If you look at the comment page (when you click on the link to approve the comment) you can usually see our email address by our name.
You’ve captured images of the national terror and your more personal terror quite vividly in two compact paragraphs. Well done.
Thank you, Dale.
Omg, sending your mother off to your sister’s house “where nothing ever happens” and then this happened! Plus your prior experience of going to restaurants and parties in the Twin Towers, and being in Bethesda, not so far from the Pentagon. . . . All these connections definitely made it too close for comfort! Thanks for this story. Hope you’ll read some of the other 9/11 stories here when you have a chance.
Thanks,Suzy.

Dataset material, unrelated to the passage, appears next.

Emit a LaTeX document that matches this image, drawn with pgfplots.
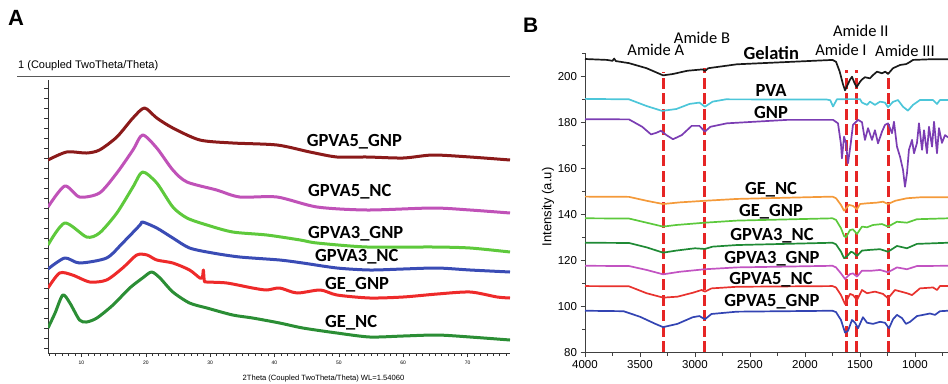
\documentclass[border=0pt]{standalone}
\usepackage{pgfplots}
\pgfplotsset{compat=1.18}
\usepackage{fontspec}
\setmainfont{Carlito}
\newfontfamily\arial{Liberation Sans}
\definecolor{aGvg}{HTML}{8B1A1A}
\definecolor{aGvn}{HTML}{C052B8}
\definecolor{aG3g}{HTML}{5EC93C}
\definecolor{aG3n}{HTML}{3A4CB5}
\definecolor{aGeg}{HTML}{EE2A2A}
\definecolor{aGen}{HTML}{2B8E35}
\definecolor{bgel}{HTML}{1A1A1A}
\definecolor{bpva}{HTML}{4CC6D9}
\definecolor{bgnp}{HTML}{7B3DB3}
\definecolor{bor}{HTML}{F49A3A}
\definecolor{blg}{HTML}{5CC93C}
\definecolor{bdg}{HTML}{1F8A35}
\definecolor{bmg}{HTML}{C253C2}
\definecolor{brd}{HTML}{E8322E}
\definecolor{bbl}{HTML}{3344B3}
\definecolor{dashred}{HTML}{E62525}
\begin{document}
\begin{tikzpicture}[x=1pt,y=1pt]
\useasboundingbox (0,0) rectangle (948,-383);
\coordinate (Asw) at (48,-353);
\coordinate (Bsw) at (585,-352.7);
% ---------------- Panel A ----------------
\node[anchor=base west, inner sep=0, font=\arial\bfseries\fontsize{22}{22}\selectfont] at (8,-25) {A};
\node[anchor=base west, inner sep=0, font=\arial\fontsize{11}{11}\selectfont] at (18,-68) {1 (Coupled TwoTheta/Theta)};
\draw[black!65, line width=0.9pt] (17,-76) -- (510,-76);
\begin{axis}[
  at={(Asw)}, anchor=south west,
  width=462pt, height=273pt, scale only axis,
  xmin=4.8, xmax=76.6, ymin=30, ymax=303,
  axis x line=bottom, axis y line=left,
  axis line style={-, line width=1pt, black!80},
  xtick={10,20,...,70}, minor xtick={5,6,...,76},
  ytick={35,45,...,295}, yticklabels={},
  tick align=outside, major tick length=4pt, minor tick length=2.5pt,
  tick style={black!80, line width=0.6pt},
  x tick label style={font=\arial\fontsize{5}{5}\selectfont},
  /pgf/number format/assume math mode=true,
  every axis plot/.append style={line width=3pt, line join=round, smooth, tension=0.45},
]
\addplot[aGvg] coordinates {(4.8,223) (7.7,231) (10.8,230) (12.8,233) (15.5,246) (18.0,265) (19.8,275) (21.7,265) (24.2,255) (28.4,243) (33.5,240) (40.4,238) (45.5,231) (49.7,226) (54.4,226) (60.0,225) (64.6,228) (70.4,226) (76.6,223)};
\addplot[aGvn] coordinates {(4.8,176) (7.4,197) (9.7,186) (12.8,190) (15.5,210) (18.0,233) (19.5,248) (21.7,235) (24.2,213) (26.4,201) (31.0,193) (34.6,186) (40.4,186) (46.6,176) (54.4,173) (64.6,175) (70.4,173) (76.6,170)};
\addplot[aG3g] coordinates {(4.8,138) (7.4,160) (10.8,146) (12.8,150) (15.5,170) (18.0,196) (19.5,211) (21.7,200) (24.2,176) (26.4,165) (29.5,158) (33.5,151) (38.8,148) (44.0,143) (46.6,140) (54.4,136) (64.6,136) (70.4,135) (76.6,131)};
\addplot[aG3n] coordinates {(4.8,114) (7.4,125) (9.7,120) (13.9,125) (16.4,140) (19.1,158) (19.5,161) (21.7,155) (24.2,145) (26.8,135) (30.4,130) (34.6,126) (40.8,123) (44.4,120) (49.7,115) (54.8,113) (60.0,114) (65.3,115) (70.4,113) (76.6,111)};
\addplot[aGeg] coordinates {(4.8,95) (6.6,110) (8.6,108) (11.3,101) (13.9,103) (16.4,115) (18.6,128) (20.2,128) (21.7,123) (24.2,120) (26.8,113) (28.4,105) (28.8,106) (28.95,113) (29.1,102) (29.5,101) (32.6,100) (36.6,95) (38.8,93) (40.8,95) (43.5,90) (47.1,93) (49.7,88) (54.8,85) (60.0,86) (65.3,89) (70.4,91) (74.6,86) (76.6,85)};
\addplot[aGen] coordinates {(4.8,55) (5.9,70) (7.1,88) (8.2,80) (9.7,63) (10.8,61) (12.4,65) (14.9,78) (17.5,95) (19.5,105) (20.9,111) (22.2,105) (24.2,91) (26.8,80) (29.5,75) (33.5,68) (36.6,65) (40.8,60) (44.4,55) (49.7,50) (54.8,46) (60.0,47) (65.3,48) (70.4,46) (76.6,43)};
\end{axis}
\begin{scope}[font=\bfseries\fontsize{18.5}{18.5}\selectfont]
\node[anchor=base west, inner sep=0] at (306.7,-146) {GPVA5\_GNP};
\node[anchor=base west, inner sep=0] at (308,-196.7) {GPVA5\_NC};
\node[anchor=base west, inner sep=0] at (308,-238.3) {GPVA3\_GNP};
\node[anchor=base west, inner sep=0] at (315,-261.7) {GPVA3\_NC};
\node[anchor=base west, inner sep=0] at (325,-289.3) {GE\_GNP};
\node[anchor=base west, inner sep=0] at (325,-327.3) {GE\_NC};
\end{scope}
\node[font=\arial\fontsize{7.6}{7.6}\selectfont, inner sep=0] at (323.5,-379) {2Theta (Coupled TwoTheta/Theta) WL=1.54060};
% ---------------- Panel B ----------------
\node[anchor=base west, inner sep=0, font=\arial\bfseries\fontsize{21}{21}\selectfont] at (523,-32) {B};
\begin{axis}[
  at={(Bsw)}, anchor=south west,
  width=363pt, height=299.7pt, scale only axis,
  xmin=700, xmax=4000, x dir=reverse, ymin=80, ymax=210,
  axis x line=bottom, axis y line=left,
  axis line style={-, line width=1pt, black!75},
  xtick={1000,1500,...,4000}, minor xtick={750,1250,...,3750},
  ytick={80,100,...,200}, minor ytick={90,110,...,210},
  tick align=outside, major tick length=4.5pt, minor tick length=3pt,
  tick style={black!75, line width=0.8pt},
  ticklabel style={font=\arial\fontsize{11.5}{12}\selectfont},
  /pgf/number format/assume math mode=true,
  /pgf/number format/1000 sep={},
  clip=false,
  every axis plot/.append style={line width=1.7pt, line join=round},
]
\addplot[dashred, line width=3pt, dash pattern=on 11pt off 4.5pt] coordinates {(3285,80.3) (3285,201.9)};
\addplot[dashred, line width=3pt, dash pattern=on 11pt off 4.5pt] coordinates {(2910,80.3) (2910,203.4)};
\addplot[dashred, line width=3pt, dash pattern=on 11pt off 4.5pt] coordinates {(1625,80.3) (1625,202.6)};
\addplot[dashred, line width=3pt, dash pattern=on 11pt off 4.5pt] coordinates {(1530,80.3) (1530,202.6)};
\addplot[dashred, line width=3pt, dash pattern=on 11pt off 4.5pt] coordinates {(1238,80.3) (1238,201.9)};
\addplot[bgel] coordinates {(4000,207.4) (3800,207.0) (3750,206.6) (3735,207.6) (3720,206.5) (3600,205.6) (3440,203.4) (3290,200.3) (3200,200.9) (3070,202.3) (2930,202.9) (2910,202.2) (2880,203.4) (2620,205.1) (2160,206.1) (1750,207.0) (1718,206.2) (1685,202.0) (1655,196.5) (1636,193.8) (1610,196.5) (1590,198.5) (1573,199.7) (1550,197.0) (1530,195.2) (1500,197.5) (1482,198.5) (1455,199.5) (1410,199.0) (1380,200.5) (1345,201.9) (1300,201.2) (1270,201.9) (1245,200.9) (1200,203.4) (1136,204.8) (1080,205.2) (1050,206.0) (1018,207.0) (850,207.3) (700,207.3)};
\addplot[bpva] coordinates {(4000,190.1) (3600,189.9) (3440,187.0) (3300,184.9) (3170,185.7) (3050,187.9) (2960,188.5) (2910,186.7) (2840,188.9) (2720,189.9) (1800,189.8) (1770,189.5) (1745,186.8) (1710,189.9) (1600,190.0) (1500,190.0) (1482,188.5) (1436,187.5) (1409,188.9) (1364,187.5) (1318,188.9) (1273,188.5) (1245,186.5) (1200,188.8) (1155,189.6) (1109,186.7) (1064,185.0) (1018,187.5) (955,189.6) (836,189.6) (800,187.9) (773,189.6) (700,189.6)};
\addplot[bgnp] coordinates {(4000,181.3) (3600,181.2) (3480,178.0) (3400,174.7) (3350,175.4) (3310,176.3) (3260,174.4) (3200,172.6) (3120,174.4) (3030,178.4) (2960,178.4) (2910,175.9) (2860,178.0) (2710,179.5) (2160,181.0) (1745,181.0) (1700,179.5) (1673,170.4) (1664,164.3) (1645,173.7) (1627,170.8) (1609,162.2) (1585,170.4) (1564,178.8) (1518,181.0) (1482,180.0) (1455,172.3) (1427,177.4) (1391,172.3) (1364,176.5) (1336,170.8) (1300,175.9) (1273,178.8) (1245,179.5) (1209,175.2) (1191,180.2) (1164,169.4) (1136,165.0) (1109,159.3) (1091,152.0) (1073,157.8) (1055,168.0) (1027,172.3) (1009,166.5) (982,171.0) (964,179.5) (936,168.0) (918,176.5) (891,166.5) (873,178.0) (845,169.4) (827,180.2) (800,166.5) (782,177.4) (755,171.0) (727,174.4) (700,173.4)};
\addplot[bor] coordinates {(4000,147.7) (3600,147.6) (3440,145.9) (3290,144.5) (3140,145.2) (2910,145.9) (2620,146.7) (1750,147.7) (1718,147.0) (1673,144.1) (1645,141.6) (1600,144.1) (1564,143.7) (1527,142.2) (1500,144.5) (1436,144.8) (1345,145.1) (1291,145.5) (1245,144.5) (1180,145.9) (1073,147.0) (955,147.4) (700,147.4)};
\addplot[blg] coordinates {(4000,138.3) (3600,138.2) (3440,136.4) (3290,134.7) (3170,135.4) (2910,136.4) (2620,137.3) (1750,138.3) (1718,137.6) (1673,134.0) (1645,130.6) (1627,130.1) (1591,133.2) (1564,133.5) (1527,131.5) (1482,134.7) (1436,134.4) (1382,135.4) (1300,135.8) (1245,134.7) (1164,136.8) (1073,136.4) (982,137.9) (700,138.3)};
\addplot[bdg] coordinates {(4000,127.7) (3600,127.6) (3440,125.7) (3290,123.4) (3170,124.3) (3000,125.3) (2910,125.0) (2840,126.0) (2620,126.7) (1750,127.7) (1718,127.0) (1673,123.8) (1645,121.0) (1620,121.7) (1582,123.8) (1564,123.5) (1527,122.0) (1482,124.3) (1409,124.6) (1318,124.9) (1245,123.8) (1164,126.3) (1073,125.3) (982,127.2) (700,127.7)};
\addplot[bmg] coordinates {(4000,117.7) (3600,117.6) (3440,115.9) (3290,114.0) (3140,115.1) (2910,116.2) (2620,117.0) (1750,117.7) (1718,117.0) (1673,114.4) (1636,112.0) (1591,114.1) (1564,114.4) (1527,113.0) (1482,115.6) (1409,115.5) (1318,115.9) (1245,114.9) (1164,117.0) (1073,116.2) (982,117.6) (700,117.7)};
\addplot[brd] coordinates {(4000,108.9) (3600,108.8) (3440,105.8) (3290,103.9) (3160,104.3) (3020,106.0) (2940,107.2) (2910,106.5) (2850,107.9) (2620,108.6) (1750,108.9) (1718,108.3) (1673,105.0) (1636,101.1) (1591,105.5) (1564,105.0) (1527,102.9) (1482,107.2) (1436,105.8) (1364,106.5) (1291,105.5) (1245,103.6) (1182,107.2) (1073,105.8) (1027,105.0) (955,107.9) (836,108.3) (800,107.2) (773,108.9) (700,108.9)};
\addplot[bbl] coordinates {(4000,98.2) (3650,98.0) (3500,95.6) (3360,92.5) (3290,91.1) (3160,92.5) (3020,95.4) (2960,95.9) (2910,94.5) (2850,96.8) (2620,97.8) (1750,98.2) (1718,97.6) (1673,94.2) (1636,88.7) (1609,89.5) (1573,94.2) (1545,93.0) (1518,90.6) (1473,95.4) (1436,93.0) (1382,92.5) (1318,93.4) (1273,93.0) (1236,90.6) (1200,94.5) (1164,96.4) (1118,95.0) (1082,92.5) (1045,93.4) (982,95.9) (927,96.4) (864,97.0) (818,96.4) (773,98.0) (700,98.2)};
\end{axis}
\node[rotate=90, inner sep=0, font=\arial\fontsize{13}{13}\selectfont] at (548,-207) {Intensity (a.u)};
\begin{scope}[font=\fontsize{16.5}{16.5}\selectfont]
\node[anchor=base, inner sep=0] at (655.8,-55) {Amide A};
\node[anchor=base, inner sep=0] at (702,-43.3) {Amide B};
\node[anchor=base, inner sep=0] at (860.8,-36) {Amide II};
\node[anchor=base, inner sep=0] at (841,-55) {Amide I};
\node[anchor=base, inner sep=0] at (905,-56.7) {Amide III};
\end{scope}
\begin{scope}[font=\bfseries\fontsize{18.5}{18.5}\selectfont]
\node[anchor=base, inner sep=0] at (771.3,-59.3) {Gelatin};
\node[anchor=base, inner sep=0] at (771,-96.7) {PVA};
\node[anchor=base, inner sep=0] at (771,-118.3) {GNP};
\node[anchor=base, inner sep=0] at (771,-194) {GE\_NC};
\node[anchor=base, inner sep=0] at (771,-216) {GE\_GNP};
\node[anchor=base, inner sep=0] at (772,-240.7) {GPVA3\_NC};
\node[anchor=base, inner sep=0] at (772,-263.3) {GPVA3\_GNP};
\node[anchor=base, inner sep=0] at (771,-284.3) {GPVA5\_NC};
\node[anchor=base, inner sep=0] at (772,-306.7) {GPVA5\_GNP};
\end{scope}
\end{tikzpicture}
\end{document}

I’ve already read some of the other stories, and they are all amazing. What an experience that was for all of us.
Too close indeed Cynthia and well-written.
I have two stories for this prompt about what I experienced in New York that awful week.
I can only imagine how you felt having Flight 93 crash so close to where your family lived. Today is a sad reminder of the terror we all felt that day.
Your personal connections to the attack sites are intense and well-told. I also noticed a lot of geographic and educational connections to my own path (Bethesda, Harvard, SF Bay Area, Lake Tahoe, Canada) though I don’t think we ever met. Thanks for your story—such clear and intense memories of that traumatic time.